The reduction of the cost of power, he said, had become necessary in order to accelerate industrialisation of the Ghanaian economy.

“What we are doing is to basically understand what the linkages are among the various sectors in the macroeconomy. It is very important to set the macroeconomy right, so that there is stability that will drive industrialisation,” he said.

Following complaints by the Association of Ghana Industries that it was wrong for industry to subsidise domestic consumers of power, government has also said a new tariff policy is in the works “to reclassify consumer categories in order to protect lifeline and strategic industrial consumers”.

For the domestic consumer, the tariff in Ghana is between 19 and 28 cents, while it is 9 cents in La Cote d’Ivoire, 17 cents in Benin, 16 cents in Togo and 17 cents in Nigeria.

The gap is even wider on the commercial and industrial fronts, where Ghana’s businesses – which are already reeling under the weight of high interest rates – pay 32.6 cents per kWh as compared to 13 cents in La Cote d’Ivoire, 19 cents in Benin, 18 cents in Togo and 17 cents in Nigeria.

The price disparity, some have said, is due to the fact that Cote D’Ivoire, for example, produces cheaper power than Ghana. That country, on average, produces at 9 cents per kilowatt-hour, while Ghana produces at 14 cents per kilowatt-hour on average.

Compared to other West African countries, the cost of power in Ghana is estimated to be 50 percent higher; although Cote d’Ivoire, for example, relies on more thermal plants than Ghana.

“We are stack-packing [cars] for businesses in Ivory Coast, and there is an energy cost element in there. Going through their system, we realised that the energy cost was relatively cheaper than ours,” said Emmanuel Adu-Sarkodee of CDH Group, which is into banking, insurance, hotels and other businesses.

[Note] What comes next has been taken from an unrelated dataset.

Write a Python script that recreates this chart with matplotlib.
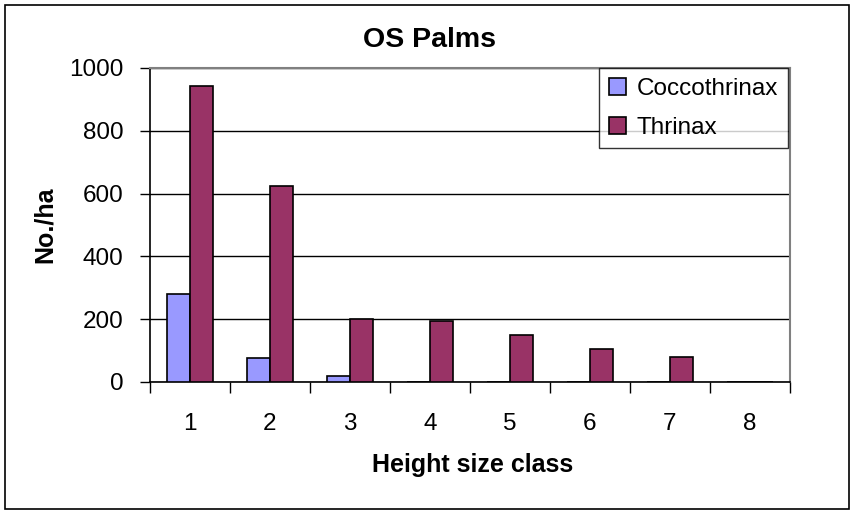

“We were a bit surprised because their mix is more thermal to hydro than Ghana’s mix. We have more hydro than them. Theirs is mostly thermal. So, we were wondering why that is the case. There was something more significant we found in there – the cost of gas to their thermal companies was much cheaper than the cost of gas to our thermal companies,” he said.

Indeed, for 2017 alone an estimated US$952million is required to purchase various forms of fuel, including natural gas, to run thermal plants based on a projected thermal generation of 9,937.48 GWh, according to the Ghana Grid Company.

About US$295million of the amount will be required by the VRA, and about US$657million will be required by Independent Power Producers.

As government works to clear the GH¢10billion debt that has plagued the energy sector, entities in the power sector, particularly the Volta River Authority and Electricity Company of Ghana, are expected to begin on a clean slate – which should result in some savings to consumers.